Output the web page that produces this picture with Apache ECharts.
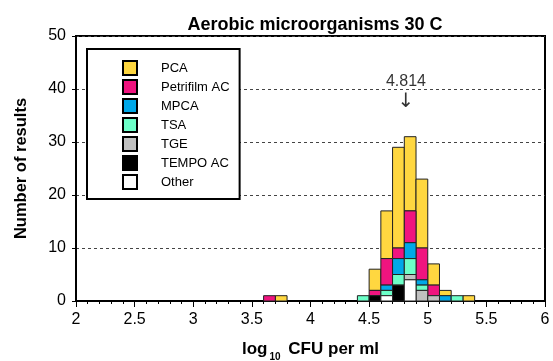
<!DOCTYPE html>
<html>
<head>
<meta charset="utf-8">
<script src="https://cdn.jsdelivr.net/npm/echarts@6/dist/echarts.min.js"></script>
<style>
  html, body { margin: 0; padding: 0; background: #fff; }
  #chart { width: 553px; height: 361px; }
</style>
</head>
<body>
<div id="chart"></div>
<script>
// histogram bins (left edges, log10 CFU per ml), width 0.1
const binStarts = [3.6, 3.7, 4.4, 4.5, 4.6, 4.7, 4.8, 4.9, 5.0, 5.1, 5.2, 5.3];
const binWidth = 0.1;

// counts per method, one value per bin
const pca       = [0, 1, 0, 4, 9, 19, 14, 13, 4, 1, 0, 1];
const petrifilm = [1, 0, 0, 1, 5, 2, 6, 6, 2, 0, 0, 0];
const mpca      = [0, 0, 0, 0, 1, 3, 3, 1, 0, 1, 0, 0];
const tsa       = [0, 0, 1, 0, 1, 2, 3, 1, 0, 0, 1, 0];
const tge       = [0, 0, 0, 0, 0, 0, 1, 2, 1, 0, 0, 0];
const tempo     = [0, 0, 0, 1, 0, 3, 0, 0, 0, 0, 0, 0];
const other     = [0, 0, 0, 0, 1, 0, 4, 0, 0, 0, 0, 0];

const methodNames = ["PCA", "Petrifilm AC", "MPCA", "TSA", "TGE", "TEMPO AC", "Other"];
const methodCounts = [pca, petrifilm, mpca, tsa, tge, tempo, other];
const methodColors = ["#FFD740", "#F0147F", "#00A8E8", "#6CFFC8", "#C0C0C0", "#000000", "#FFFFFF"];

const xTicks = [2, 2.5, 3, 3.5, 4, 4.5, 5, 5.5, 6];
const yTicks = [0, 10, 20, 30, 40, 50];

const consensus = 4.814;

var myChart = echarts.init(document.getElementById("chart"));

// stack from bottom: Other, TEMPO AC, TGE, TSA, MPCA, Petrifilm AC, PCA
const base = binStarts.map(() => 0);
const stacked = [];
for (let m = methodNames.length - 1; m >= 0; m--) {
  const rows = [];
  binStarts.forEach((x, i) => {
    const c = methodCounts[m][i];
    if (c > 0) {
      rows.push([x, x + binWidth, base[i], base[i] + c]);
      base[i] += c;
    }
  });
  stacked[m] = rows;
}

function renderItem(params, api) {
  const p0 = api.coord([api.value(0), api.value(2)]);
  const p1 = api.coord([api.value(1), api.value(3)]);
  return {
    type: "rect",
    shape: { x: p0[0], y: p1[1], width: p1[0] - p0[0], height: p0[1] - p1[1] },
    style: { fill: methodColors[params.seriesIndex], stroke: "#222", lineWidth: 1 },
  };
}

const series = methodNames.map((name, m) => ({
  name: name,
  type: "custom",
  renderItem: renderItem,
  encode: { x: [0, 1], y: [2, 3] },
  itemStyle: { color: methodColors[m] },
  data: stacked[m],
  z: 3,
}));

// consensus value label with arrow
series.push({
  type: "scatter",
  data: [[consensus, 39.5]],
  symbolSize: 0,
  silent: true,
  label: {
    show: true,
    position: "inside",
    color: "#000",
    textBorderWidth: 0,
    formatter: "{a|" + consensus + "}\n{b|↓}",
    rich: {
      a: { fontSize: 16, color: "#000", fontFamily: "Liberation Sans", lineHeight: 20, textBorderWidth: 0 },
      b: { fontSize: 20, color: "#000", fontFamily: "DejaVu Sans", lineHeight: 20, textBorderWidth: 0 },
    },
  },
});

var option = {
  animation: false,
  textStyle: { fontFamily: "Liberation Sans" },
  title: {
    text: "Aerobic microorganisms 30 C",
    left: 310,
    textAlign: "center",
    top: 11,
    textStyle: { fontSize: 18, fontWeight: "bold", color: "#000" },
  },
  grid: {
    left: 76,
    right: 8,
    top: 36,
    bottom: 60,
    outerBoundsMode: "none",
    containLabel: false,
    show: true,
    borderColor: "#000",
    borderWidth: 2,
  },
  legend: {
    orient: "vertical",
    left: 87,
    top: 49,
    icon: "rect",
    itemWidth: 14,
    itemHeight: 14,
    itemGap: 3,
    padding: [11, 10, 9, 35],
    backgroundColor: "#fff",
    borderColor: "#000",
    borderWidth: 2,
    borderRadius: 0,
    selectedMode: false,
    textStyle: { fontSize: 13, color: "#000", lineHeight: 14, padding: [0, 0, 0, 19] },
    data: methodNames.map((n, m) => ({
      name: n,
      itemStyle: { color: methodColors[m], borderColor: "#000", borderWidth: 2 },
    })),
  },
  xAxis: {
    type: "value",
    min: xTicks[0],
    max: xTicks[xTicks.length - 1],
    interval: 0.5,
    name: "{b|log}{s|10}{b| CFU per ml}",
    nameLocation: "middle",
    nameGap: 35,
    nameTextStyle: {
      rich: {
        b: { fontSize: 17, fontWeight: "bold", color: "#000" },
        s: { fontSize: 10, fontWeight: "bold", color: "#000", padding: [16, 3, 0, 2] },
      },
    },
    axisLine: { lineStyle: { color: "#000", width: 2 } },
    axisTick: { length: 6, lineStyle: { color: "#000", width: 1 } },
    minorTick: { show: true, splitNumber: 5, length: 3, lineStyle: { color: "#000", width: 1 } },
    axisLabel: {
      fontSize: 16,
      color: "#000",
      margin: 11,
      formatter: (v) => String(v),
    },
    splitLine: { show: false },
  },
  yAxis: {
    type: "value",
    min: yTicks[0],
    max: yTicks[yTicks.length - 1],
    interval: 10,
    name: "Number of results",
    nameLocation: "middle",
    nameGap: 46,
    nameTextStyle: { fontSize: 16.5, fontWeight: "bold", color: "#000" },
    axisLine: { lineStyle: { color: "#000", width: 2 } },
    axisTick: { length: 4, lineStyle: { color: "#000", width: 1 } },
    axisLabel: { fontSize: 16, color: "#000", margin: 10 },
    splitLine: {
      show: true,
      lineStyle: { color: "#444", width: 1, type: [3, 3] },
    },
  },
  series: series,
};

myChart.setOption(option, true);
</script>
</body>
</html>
= = = = =
Objective.
Omit any images, then output the listing exactly.

Expected answer.
Output the web page that produces this picture with Apache ECharts.
<!DOCTYPE html>
<html>
<head>
<meta charset="utf-8">
<script src="https://cdn.jsdelivr.net/npm/echarts@6/dist/echarts.min.js"></script>
<style>
  html, body { margin: 0; padding: 0; background: #fff; }
  #chart { width: 553px; height: 361px; }
</style>
</head>
<body>
<div id="chart"></div>
<script>
// histogram bins (left edges, log10 CFU per ml), width 0.1
const binStarts = [3.6, 3.7, 4.4, 4.5, 4.6, 4.7, 4.8, 4.9, 5.0, 5.1, 5.2, 5.3];
const binWidth = 0.1;

// counts per method, one value per bin
const pca       = [0, 1, 0, 4, 9, 19, 14, 13, 4, 1, 0, 1];
const petrifilm = [1, 0, 0, 1, 5, 2, 6, 6, 2, 0, 0, 0];
const mpca      = [0, 0, 0, 0, 1, 3, 3, 1, 0, 1, 0, 0];
const tsa       = [0, 0, 1, 0, 1, 2, 3, 1, 0, 0, 1, 0];
const tge       = [0, 0, 0, 0, 0, 0, 1, 2, 1, 0, 0, 0];
const tempo     = [0, 0, 0, 1, 0, 3, 0, 0, 0, 0, 0, 0];
const other     = [0, 0, 0, 0, 1, 0, 4, 0, 0, 0, 0, 0];

const methodNames = ["PCA", "Petrifilm AC", "MPCA", "TSA", "TGE", "TEMPO AC", "Other"];
const methodCounts = [pca, petrifilm, mpca, tsa, tge, tempo, other];
const methodColors = ["#FFD740", "#F0147F", "#00A8E8", "#6CFFC8", "#C0C0C0", "#000000", "#FFFFFF"];

const xTicks = [2, 2.5, 3, 3.5, 4, 4.5, 5, 5.5, 6];
const yTicks = [0, 10, 20, 30, 40, 50];

const consensus = 4.814;

var myChart = echarts.init(document.getElementById("chart"));

// stack from bottom: Other, TEMPO AC, TGE, TSA, MPCA, Petrifilm AC, PCA
const base = binStarts.map(() => 0);
const stacked = [];
for (let m = methodNames.length - 1; m >= 0; m--) {
  const rows = [];
  binStarts.forEach((x, i) => {
    const c = methodCounts[m][i];
    if (c > 0) {
      rows.push([x, x + binWidth, base[i], base[i] + c]);
      base[i] += c;
    }
  });
  stacked[m] = rows;
}

function renderItem(params, api) {
  const p0 = api.coord([api.value(0), api.value(2)]);
  const p1 = api.coord([api.value(1), api.value(3)]);
  return {
    type: "rect",
    shape: { x: p0[0], y: p1[1], width: p1[0] - p0[0], height: p0[1] - p1[1] },
    style: { fill: methodColors[params.seriesIndex], stroke: "#222", lineWidth: 1 },
  };
}

const series = methodNames.map((name, m) => ({
  name: name,
  type: "custom",
  renderItem: renderItem,
  encode: { x: [0, 1], y: [2, 3] },
  itemStyle: { color: methodColors[m] },
  data: stacked[m],
  z: 3,
}));

// consensus value label with arrow
series.push({
  type: "scatter",
  data: [[consensus, 39.5]],
  symbolSize: 0,
  silent: true,
  label: {
    show: true,
    position: "inside",
    color: "#000",
    textBorderWidth: 0,
    formatter: "{a|" + consensus + "}\n{b|↓}",
    rich: {
      a: { fontSize: 16, color: "#000", fontFamily: "Liberation Sans", lineHeight: 20, textBorderWidth: 0 },
      b: { fontSize: 20, color: "#000", fontFamily: "DejaVu Sans", lineHeight: 20, textBorderWidth: 0 },
    },
  },
});

var option = {
  animation: false,
  textStyle: { fontFamily: "Liberation Sans" },
  title: {
    text: "Aerobic microorganisms 30 C",
    left: 310,
    textAlign: "center",
    top: 11,
    textStyle: { fontSize: 18, fontWeight: "bold", color: "#000" },
  },
  grid: {
    left: 76,
    right: 8,
    top: 36,
    bottom: 60,
    outerBoundsMode: "none",
    containLabel: false,
    show: true,
    borderColor: "#000",
    borderWidth: 2,
  },
  legend: {
    orient: "vertical",
    left: 87,
    top: 49,
    icon: "rect",
    itemWidth: 14,
    itemHeight: 14,
    itemGap: 3,
    padding: [11, 10, 9, 35],
    backgroundColor: "#fff",
    borderColor: "#000",
    borderWidth: 2,
    borderRadius: 0,
    selectedMode: false,
    textStyle: { fontSize: 13, color: "#000", lineHeight: 14, padding: [0, 0, 0, 19] },
    data: methodNames.map((n, m) => ({
      name: n,
      itemStyle: { color: methodColors[m], borderColor: "#000", borderWidth: 2 },
    })),
  },
  xAxis: {
    type: "value",
    min: xTicks[0],
    max: xTicks[xTicks.length - 1],
    interval: 0.5,
    name: "{b|log}{s|10}{b| CFU per ml}",
    nameLocation: "middle",
    nameGap: 35,
    nameTextStyle: {
      rich: {
        b: { fontSize: 17, fontWeight: "bold", color: "#000" },
        s: { fontSize: 10, fontWeight: "bold", color: "#000", padding: [16, 3, 0, 2] },
      },
    },
    axisLine: { lineStyle: { color: "#000", width: 2 } },
    axisTick: { length: 6, lineStyle: { color: "#000", width: 1 } },
    minorTick: { show: true, splitNumber: 5, length: 3, lineStyle: { color: "#000", width: 1 } },
    axisLabel: {
      fontSize: 16,
      color: "#000",
      margin: 11,
      formatter: (v) => String(v),
    },
    splitLine: { show: false },
  },
  yAxis: {
    type: "value",
    min: yTicks[0],
    max: yTicks[yTicks.length - 1],
    interval: 10,
    name: "Number of results",
    nameLocation: "middle",
    nameGap: 46,
    nameTextStyle: { fontSize: 16.5, fontWeight: "bold", color: "#000" },
    axisLine: { lineStyle: { color: "#000", width: 2 } },
    axisTick: { length: 4, lineStyle: { color: "#000", width: 1 } },
    axisLabel: { fontSize: 16, color: "#000", margin: 10 },
    splitLine: {
      show: true,
      lineStyle: { color: "#444", width: 1, type: [3, 3] },
    },
  },
  series: series,
};

myChart.setOption(option, true);
</script>
</body>
</html>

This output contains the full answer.